As part of the league’s wide-ranging effort to address its inclusive hiring crisis at the club level, the Rams in the offseason hired Black, who’s African American, as a coaching fellow on offense (NFL fellows can either be female or a member of an ethnic or racial minority group). The former college quarterback and college offensive coordinator works with Coen and McVay primarily, performing myriad duties and gaining experience at the game’s highest level.
Generally, assistants on offense — and especially those who work closely with quarterbacks — are the most sought-after candidates to fill openings for head coaches. The hope, high-ranking league officials say, is that Black and the other fellows in the new program will continue to climb the coaching ladder and, eventually, enter the hiring pipeline for top-rung positions as NFL offensive coordinators and head coaches.
The program is the first hiring mandate in the league’s history. The NFL launched it about two months after former Miami Dolphins head coach Brian Flores, who’s now a Pittsburgh Steelers assistant, filed a racial discrimination lawsuit against professional sports’ most successful and powerful league.
Flores alleges that the NFL commits widespread malfeasance in its hiring practices based on race. Two other longtime coaches have since joined Flores in court against the league.
During training camp and the preseason, Black began building his relationship with McVay, Coen and quarterbacks coach Zac Robinson. Already, Black has spent countless hours with them in the team’s quarterback room, learning and working as Pro Bowler Matthew Stafford and his backups, John Wolford and Bryce Perkins, readied for the season.
“Each day, I’m talking with Liam, Zac and Sean,” Black said. “Just being there, doing whatever they need. I’m always in their pocket.”

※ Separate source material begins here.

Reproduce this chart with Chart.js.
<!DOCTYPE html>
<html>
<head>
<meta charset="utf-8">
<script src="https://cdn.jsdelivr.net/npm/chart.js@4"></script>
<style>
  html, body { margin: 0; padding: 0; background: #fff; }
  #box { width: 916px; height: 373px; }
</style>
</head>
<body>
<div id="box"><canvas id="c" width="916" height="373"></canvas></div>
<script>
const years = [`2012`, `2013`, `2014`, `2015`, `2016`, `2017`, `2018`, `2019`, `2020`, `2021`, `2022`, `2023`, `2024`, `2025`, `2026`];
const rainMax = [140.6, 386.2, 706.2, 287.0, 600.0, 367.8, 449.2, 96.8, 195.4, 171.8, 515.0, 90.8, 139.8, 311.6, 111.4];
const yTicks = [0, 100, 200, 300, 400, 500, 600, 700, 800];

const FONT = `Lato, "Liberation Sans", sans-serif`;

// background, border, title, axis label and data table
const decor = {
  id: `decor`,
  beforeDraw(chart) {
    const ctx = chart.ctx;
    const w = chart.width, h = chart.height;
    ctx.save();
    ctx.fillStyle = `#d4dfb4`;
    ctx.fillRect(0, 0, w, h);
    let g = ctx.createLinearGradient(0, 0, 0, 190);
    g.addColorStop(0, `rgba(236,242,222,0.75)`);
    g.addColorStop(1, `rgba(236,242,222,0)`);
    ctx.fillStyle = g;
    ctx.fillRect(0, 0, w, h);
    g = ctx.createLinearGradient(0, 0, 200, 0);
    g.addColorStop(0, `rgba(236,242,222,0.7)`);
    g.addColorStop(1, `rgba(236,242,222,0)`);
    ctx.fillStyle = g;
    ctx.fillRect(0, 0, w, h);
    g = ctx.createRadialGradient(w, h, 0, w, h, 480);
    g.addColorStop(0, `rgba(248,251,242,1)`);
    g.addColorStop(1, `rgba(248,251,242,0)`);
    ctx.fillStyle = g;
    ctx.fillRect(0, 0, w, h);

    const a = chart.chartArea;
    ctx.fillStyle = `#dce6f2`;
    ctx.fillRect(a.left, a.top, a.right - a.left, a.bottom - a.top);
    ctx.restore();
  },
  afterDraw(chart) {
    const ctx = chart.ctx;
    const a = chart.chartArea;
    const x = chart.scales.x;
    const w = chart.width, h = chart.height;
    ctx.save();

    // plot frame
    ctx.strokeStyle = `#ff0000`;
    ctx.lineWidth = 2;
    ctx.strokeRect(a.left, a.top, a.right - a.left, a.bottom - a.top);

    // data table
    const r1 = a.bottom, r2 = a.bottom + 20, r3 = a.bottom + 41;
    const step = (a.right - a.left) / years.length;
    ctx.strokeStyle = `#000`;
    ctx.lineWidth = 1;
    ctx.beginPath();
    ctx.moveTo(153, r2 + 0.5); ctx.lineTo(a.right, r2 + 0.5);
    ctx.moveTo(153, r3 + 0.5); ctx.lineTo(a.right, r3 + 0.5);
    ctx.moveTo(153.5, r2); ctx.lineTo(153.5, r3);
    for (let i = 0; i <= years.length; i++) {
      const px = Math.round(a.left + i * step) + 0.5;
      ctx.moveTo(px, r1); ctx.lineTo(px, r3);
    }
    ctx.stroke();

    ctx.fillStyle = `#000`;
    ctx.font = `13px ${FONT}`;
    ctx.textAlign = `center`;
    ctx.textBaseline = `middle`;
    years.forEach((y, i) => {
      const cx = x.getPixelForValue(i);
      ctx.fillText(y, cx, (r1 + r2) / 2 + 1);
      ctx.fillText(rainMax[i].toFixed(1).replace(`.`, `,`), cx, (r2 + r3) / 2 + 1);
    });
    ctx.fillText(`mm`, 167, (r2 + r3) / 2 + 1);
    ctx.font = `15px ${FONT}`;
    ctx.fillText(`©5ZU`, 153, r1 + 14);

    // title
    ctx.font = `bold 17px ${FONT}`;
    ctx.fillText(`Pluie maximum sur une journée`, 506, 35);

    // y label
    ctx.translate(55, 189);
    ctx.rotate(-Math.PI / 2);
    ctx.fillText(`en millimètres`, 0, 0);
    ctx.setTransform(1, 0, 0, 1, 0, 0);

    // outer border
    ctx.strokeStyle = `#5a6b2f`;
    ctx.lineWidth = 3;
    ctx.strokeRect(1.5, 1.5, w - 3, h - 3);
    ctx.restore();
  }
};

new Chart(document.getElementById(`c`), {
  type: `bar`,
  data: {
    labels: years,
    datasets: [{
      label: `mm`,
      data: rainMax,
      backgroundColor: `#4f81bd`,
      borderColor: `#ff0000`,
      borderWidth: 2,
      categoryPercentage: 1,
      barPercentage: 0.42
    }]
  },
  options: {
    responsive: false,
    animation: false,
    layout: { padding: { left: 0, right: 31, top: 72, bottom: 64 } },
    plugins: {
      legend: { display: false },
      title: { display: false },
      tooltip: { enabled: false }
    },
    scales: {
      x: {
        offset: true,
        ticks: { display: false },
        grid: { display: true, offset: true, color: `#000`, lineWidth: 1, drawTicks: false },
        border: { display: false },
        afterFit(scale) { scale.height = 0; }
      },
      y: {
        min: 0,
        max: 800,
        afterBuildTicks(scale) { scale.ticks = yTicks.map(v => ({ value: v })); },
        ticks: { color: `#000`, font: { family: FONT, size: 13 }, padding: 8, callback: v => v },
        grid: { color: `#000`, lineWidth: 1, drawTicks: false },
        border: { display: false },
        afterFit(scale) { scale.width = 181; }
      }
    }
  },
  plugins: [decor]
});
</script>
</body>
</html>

On game days, the Rams plan for Black to be in the booth. From that vantage point, Black will record the plays McVay calls and monitor the pre- and post-snap alignment of each opponent’s secondary.
“I have to make sure I’m sighting coverages, relaying it down to him [McVay] and making sure that we’re seeing it, he’s seeing it, properly,” Black said. “And if he has any issues or questions, he’ll ask me what I saw or what I thought the coverage was.”

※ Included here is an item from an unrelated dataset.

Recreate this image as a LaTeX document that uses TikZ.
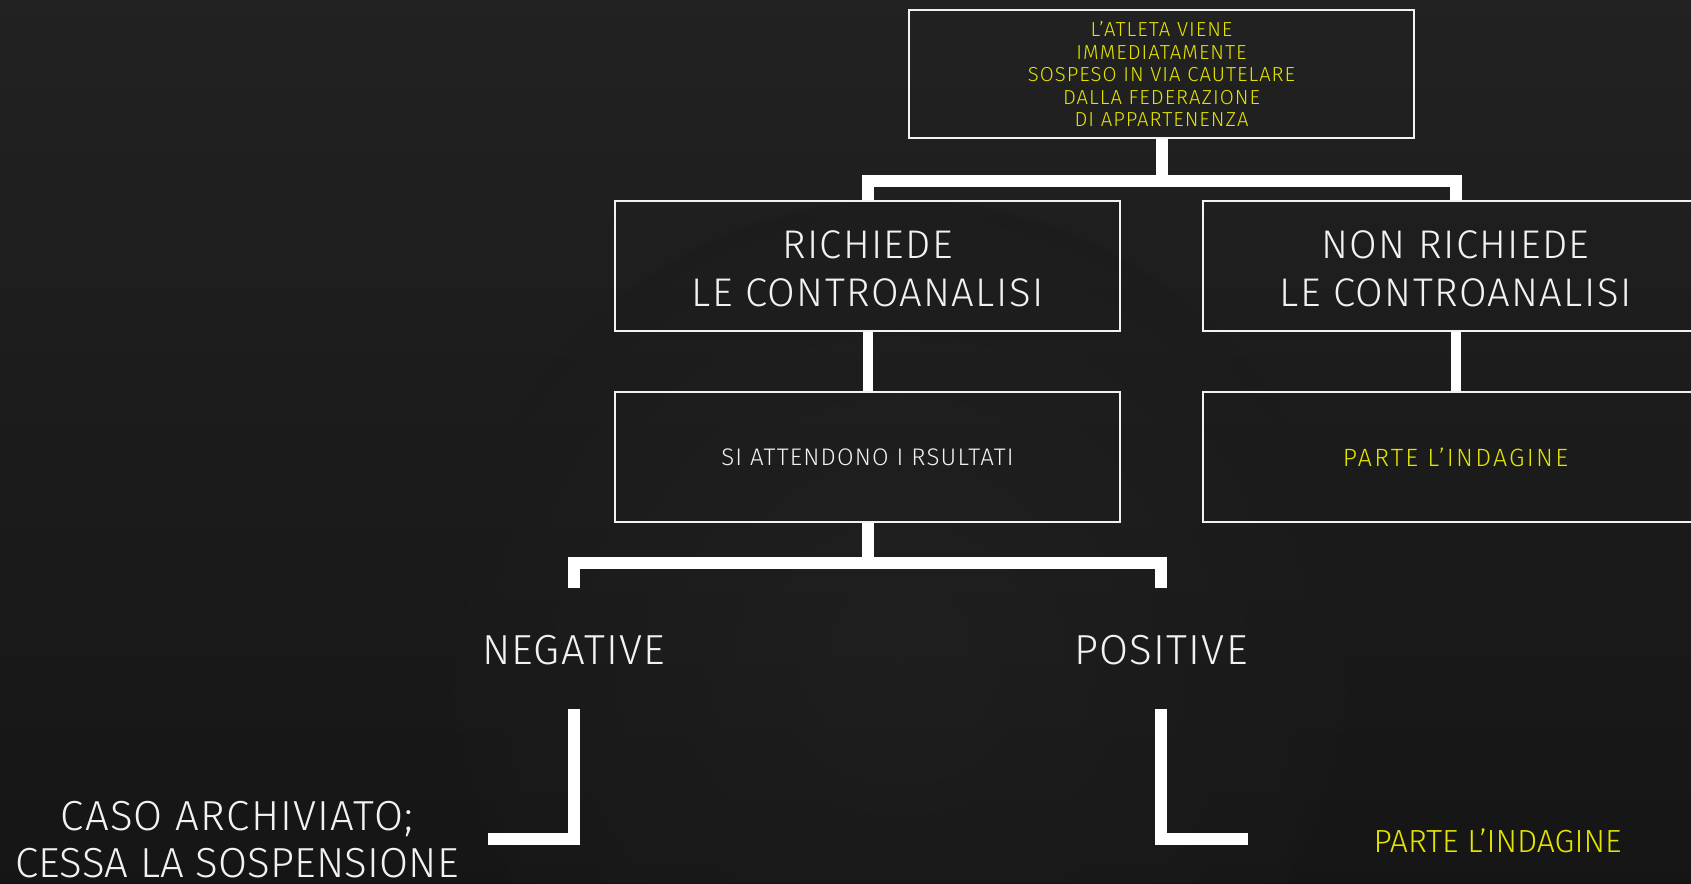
\documentclass[tikz,border=0pt]{standalone}
\usepackage{fontspec}
\newfontfamily\lt{Fira Sans Light}
\newcommand{\ls}[1]{\addfontfeature{LetterSpace=#1}}
\definecolor{bgc}{RGB}{27,27,27}
\definecolor{bgdark}{RGB}{16,16,16}
\definecolor{bglight}{RGB}{42,42,42}
\definecolor{ylw}{RGB}{228,228,0}
\definecolor{chalk}{RGB}{242,242,242}
\tikzset{
  box/.style={draw=chalk, line width=2pt, minimum width=505pt, inner sep=0pt, align=center, font=\lt},
  conn/.style={draw=white, line width=12pt, line join=miter, line cap=butt},
  stub/.style={draw=white, line width=10pt, line cap=butt},
  lbl/.style={inner sep=0pt, align=center, font=\lt, text=chalk},
}
\begin{document}
\begin{tikzpicture}[x=1pt, y=-1pt]
\useasboundingbox (0,0) rectangle (1691,883);
\clip (0,0) rectangle (1691,883);
% background
\shade[top color=bglight, bottom color=bgdark] (0,0) rectangle (1691,883);
\fill[bgc, opacity=0.5] (0,0) rectangle (1691,883);
\shade[inner color=bglight, outer color=bgc, opacity=0.35] (900,650) circle (450);
% boxes
\node[box, minimum height=128pt, text=ylw, font=\lt\fontsize{20.3}{22.5}\selectfont\ls{5}] (top) at (1161.5,74)
  {L’ATLETA VIENE\\IMMEDIATAMENTE\\SOSPESO IN VIA CAUTELARE\\DALLA FEDERAZIONE\\DI APPARTENENZA};
\node[box, minimum height=130pt] (rich) at (867.5,266) {};
\node[lbl, font=\lt\fontsize{40}{48}\selectfont\ls{3.5}] (richt) at ([yshift=-3pt]rich.center)
  {RICHIEDE\\LE CONTROANALISI};
\node[box, minimum height=130pt] (non) at (1455.5,266) {};
\node[lbl, font=\lt\fontsize{40}{48}\selectfont\ls{3.5}] (nont) at ([yshift=-3pt]non.center)
  {NON RICHIEDE\\LE CONTROANALISI};
\node[box, minimum height=130pt, text=chalk, font=\lt\fontsize{24}{28}\selectfont\ls{5}] (wait) at (867.5,457)
  {SI ATTENDONO I RSULTATI};
\node[box, minimum height=130pt, text=ylw, font=\lt\fontsize{25}{28}\selectfont\ls{9}] (inda) at (1455.5,457)
  {PARTE L’INDAGINE};
% outcome labels
\node[lbl, font=\lt\fontsize{42}{48}\selectfont\ls{3}] (neg) at (573.5,650) {NEGATIVE};
\node[lbl, font=\lt\fontsize{42}{48}\selectfont\ls{3}] (pos) at (1161,650) {POSITIVE};
\node[lbl, anchor=north, font=\lt\fontsize{42}{47}\selectfont] (caso) at (237,801)
  {{\ls{3}CASO ARCHIVIATO;}\\{\ls{0.3}CESSA LA SOSPENSIONE}};
\node[lbl, text=ylw, font=\lt\fontsize{32}{36}\selectfont] (inda2) at (1497.5,841) {PARTE L’INDAGINE};
% connectors
\coordinate (tb) at (1161.5,181);
\draw[conn] (top.south) -- (tb);
\draw[conn] (rich.north) -- (rich.north |- tb) -- (non.north |- tb) -- (non.north);
\draw[stub] (rich.south) -- (wait.north);
\draw[stub] (non.south) -- (inda.north);
\coordinate (bb) at (867.5,563);
\coordinate (nl) at (573.5,588);
\coordinate (pl) at (1161,588);
\draw[conn] (wait.south) -- (bb);
\draw[conn] (nl) -- (nl |- bb) -- (pl |- bb) -- (pl);
\coordinate (nl2) at (573.5,709);
\coordinate (nc) at (488,839);
\coordinate (pl2) at (1161,709);
\coordinate (pc) at (1248,839);
\draw[conn] (nl2) |- (nc);
\draw[conn] (pl2) |- (pc);
\end{tikzpicture}
\end{document}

Formerly the co-offensive coordinator at historically Black Florida A&M University, Black also played quarterback in college, first at Western Kentucky University and then at historically Black Prairie View A&M.
Black is used to partnering with a head coach and quarterbacks to help create and implement an offensive plan, and for the last 10 years he has been coaching players at the most important position in sports.
“That has definitely helped in the whole transition [to the NFL], but the volume of everything is the biggest difference [from college],” Black said. “Really, it’s not necessarily schematically. It’s not like there are things that I’ve never seen.
“I mean, you can recognize things defensively, what a defense is trying to do, and draw plays for days. A lot of that is the same [at every level of the game]. But the volume of everything, what we’re asking these guys to know and be on top of on every single play is really just remarkable. There’s so much knowledge they have to have, so much information that they have to [retain]. As a coach, trying to help them with all of that, it’s the biggest adjustment.”
The best part about working under McVay, Black said, is that the Rams leader seeks input from his assistants and welcomes dissent to advance the team’s efforts to win.
“Sean just doesn’t want guys to be yes men, ” Black said. “If you have a suggestion, if you have an idea, you can give it to him. He’s not one of those guys who wants to do it all on his own. He’s really making me feel welcome.”
And in a league struggling to change the narrative around its record on inclusive hiring, that’s the type of news the NFL’s top leaders are eager to hear.